Valter Hugo Mãe

Os menos disciplinados


Somos os únicos que verdadeiramente podem investir numa nova normalidade com segurança.

Claro que me irritou que amigos justificassem a maior ocorrência de casos positivos no norte do país dizendo que as pessoas daqui seriam “menos disciplinadas”, mais dadas a um entusiasmo social que se põe de abraços e beijos fáceis. É a mesma ingenuidade de se dizer que no norte se come tão bem, que ainda somos todos boa gente e que parecemos mais felizes, certamente por termos a TAP do nosso lado.

O norte foi apanhado de surpresa, como foram a Lombardia ou Madrid. Não creio que se possa estabelecer entre estas diversas regiões um nexo de “menor disciplina”. Dizem respeito a culturas distintas, realidades distintas que, de comum, terão exactamente aquilo que dizia: foram apanhadas à traição, viram-se a braços com um problema que, ainda que se previsse, não se poderia dominar nem dirigir sem essa coisa grave do embate efectivo.

Se o norte lidou com o acaso e a surpresa, tendo dificuldade num controlo maior devido ao seu tecido industrial, grande força braçal que fornece o país inteiro, não deixa de ser claro que a região de Lisboa padece justamente pelo regresso ao trabalho que, sendo menos industrial, implica ainda assim a movimentação massiva nos seus exigentes transportes públicos. É praticamente impossível esperar que as pessoas se protejam do vírus na contingente necessidade de se atropelarem no metro e nos autocarros como inevitavelmente acontece. É como pedir para que comamos enfim o bolo e, no entanto, o deixemos intacto. Ou é tempo de voltar ao trabalho e estão geradas condições para isso, ou então tem de se admitir que já se sabia que as pessoas haveriam de adoecer, exactamente por voltarem ao trabalho sem se verificarem condições para o fazerem em segurança.

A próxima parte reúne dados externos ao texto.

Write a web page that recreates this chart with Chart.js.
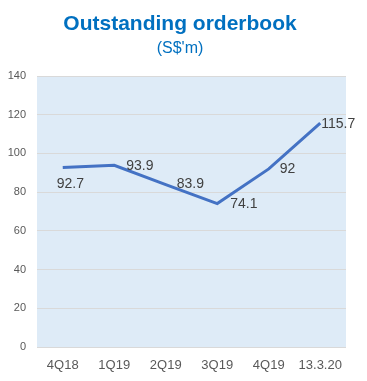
<!DOCTYPE html>
<html>
<head>
<meta charset="utf-8">
<title>Outstanding orderbook</title>
<script src="https://cdn.jsdelivr.net/npm/chart.js@4"></script>
<style>
  html, body { margin: 0; padding: 0; background: #fff; }
  canvas { display: block; }
</style>
</head>
<body>
<canvas id="chart" width="367" height="381"></canvas>
<script>
// valores
const periods = ['4Q18', '1Q19', '2Q19', '3Q19', '4Q19', '13.3.20'];
const orderbook = [92.7, 93.9, 83.9, 74.1, 92, 115.7];
const labelText = ['92.7', '93.9', '83.9', '74.1', '92', '115.7'];

// titulo y etiquetas dibujados a mano
const titlePlugin = {
  id: 'titles',
  afterDraw(chart) {
    const ctx = chart.ctx;
    ctx.save();
    ctx.fillStyle = '#0070C0';
    ctx.textAlign = 'center';
    ctx.textBaseline = 'alphabetic';
    ctx.font = 'bold 21px "Liberation Sans", Arial, sans-serif';
    ctx.fillText('Outstanding orderbook', 180, 30);
    ctx.font = '16px "Liberation Sans", Arial, sans-serif';
    ctx.fillText("(S$'m)", 180, 53);
    ctx.restore();
  }
};

const bgPlugin = {
  id: 'plotBg',
  beforeDraw(chart) {
    const { ctx, chartArea } = chart;
    ctx.save();
    ctx.fillStyle = '#deebf7';
    ctx.fillRect(chartArea.left, chartArea.top, chartArea.right - chartArea.left, chartArea.bottom - chartArea.top);
    ctx.restore();
  }
};

const valueLabels = {
  id: 'valueLabels',
  afterDatasetsDraw(chart, args, opts) {
    const ctx = chart.ctx;
    const meta = chart.getDatasetMeta(0);
    ctx.save();
    ctx.fillStyle = '#404040';
    ctx.font = '14px "Liberation Sans", Arial, sans-serif';
    ctx.textAlign = 'left';
    ctx.textBaseline = 'middle';
    meta.data.forEach((pt, i) => {
      const off = opts.offsets[i];
      ctx.fillText(labelText[i], pt.x + off[0], pt.y + off[1]);
    });
    ctx.restore();
  }
};

new Chart(document.getElementById('chart'), {
  type: 'line',
  data: {
    labels: periods,
    datasets: [{
      data: orderbook,
      borderColor: '#4472C4',
      borderWidth: 3,
      pointRadius: 0,
      tension: 0,
      fill: false
    }]
  },
  options: {
    responsive: false,
    animation: false,
    layout: { padding: { top: 76, right: 21, bottom: 0, left: 0 } },
    plugins: {
      legend: { display: false },
      tooltip: { enabled: false },
      valueLabels: {
        offsets: [[-6, 17], [12, 1], [11, 0], [13, 1], [11, 0], [1, 1]]
      }
    },
    scales: {
      x: {
        offset: true,
        grid: { display: false, drawTicks: false },
        border: { display: false },
        ticks: {
          color: '#595959',
          font: { family: '"Liberation Sans", Arial, sans-serif', size: 13 },
          padding: 11,
          maxRotation: 0,
          autoSkip: false
        },
        afterFit(scale) { scale.height = 34; }
      },
      y: {
        min: 0,
        max: 140,
        grid: { color: '#d9d9d9', lineWidth: 1, drawTicks: false },
        border: { display: false },
        ticks: {
          stepSize: 20,
          color: '#595959',
          font: { family: '"Liberation Sans", Arial, sans-serif', size: 11 },
          padding: 11
        },
        afterFit(scale) { scale.width = 37; }
      }
    }
  },
  plugins: [bgPlugin, valueLabels, titlePlugin]
});
</script>
</body>
</html>
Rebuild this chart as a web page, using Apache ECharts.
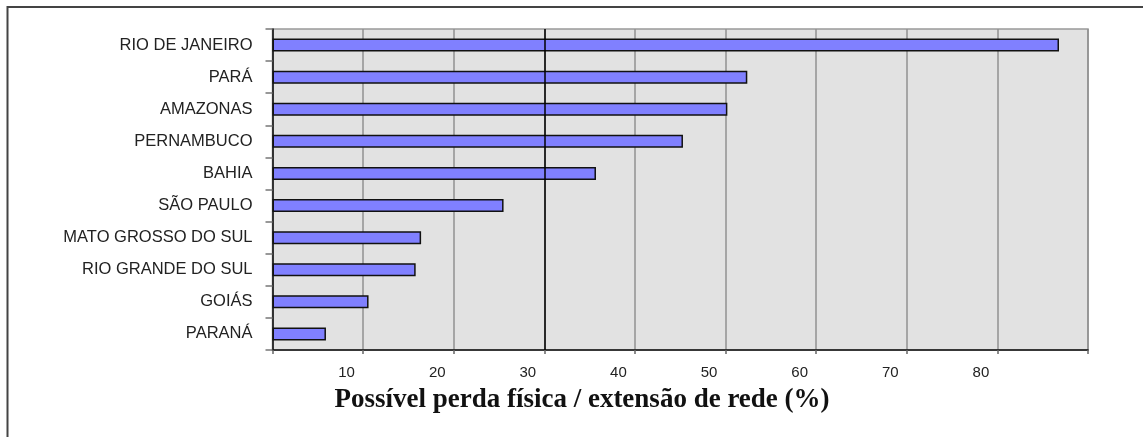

A grande diferença entre o que vai no norte e o que vai agora mais a sul é que já não há surpresa e também já não há pachorra para quem se mantém desinformado. O que vier a acontecer já não pode ser completamente lido pela responsabilidade política. Nesta fase, a cidadania já não pode destituir-se de seu próprio compromisso. Ainda que entre o problema dos transportes e o que se passa em festas, bares e restaurantes cheios e mais praias à pinha, vá uma grande diferença, já nenhum António Costa se pode ver linearmente como culpado. É fundamental entender-se que o gesto foi deixado nas nossas mãos. Somos os únicos que verdadeiramente podem investir numa nova normalidade com segurança.

Parece-me que chegamos ao momento de interromper esta retórica que, de admoestação em admoestação, vai desculpando a propagação do vírus. A passagem para uma lógica mais sancionatória é a última opção, antes que voltemos a parar a economia e, então, dobremos o desemprego e a miséria que já estão garantidos no futuro próximo. É lamentável, mas julgo que o endurecimento das medidas contra quem não cumpre será o retrato mais triste e necessário dos que, afinal, tiveram melhores condições para passar pela pandemia.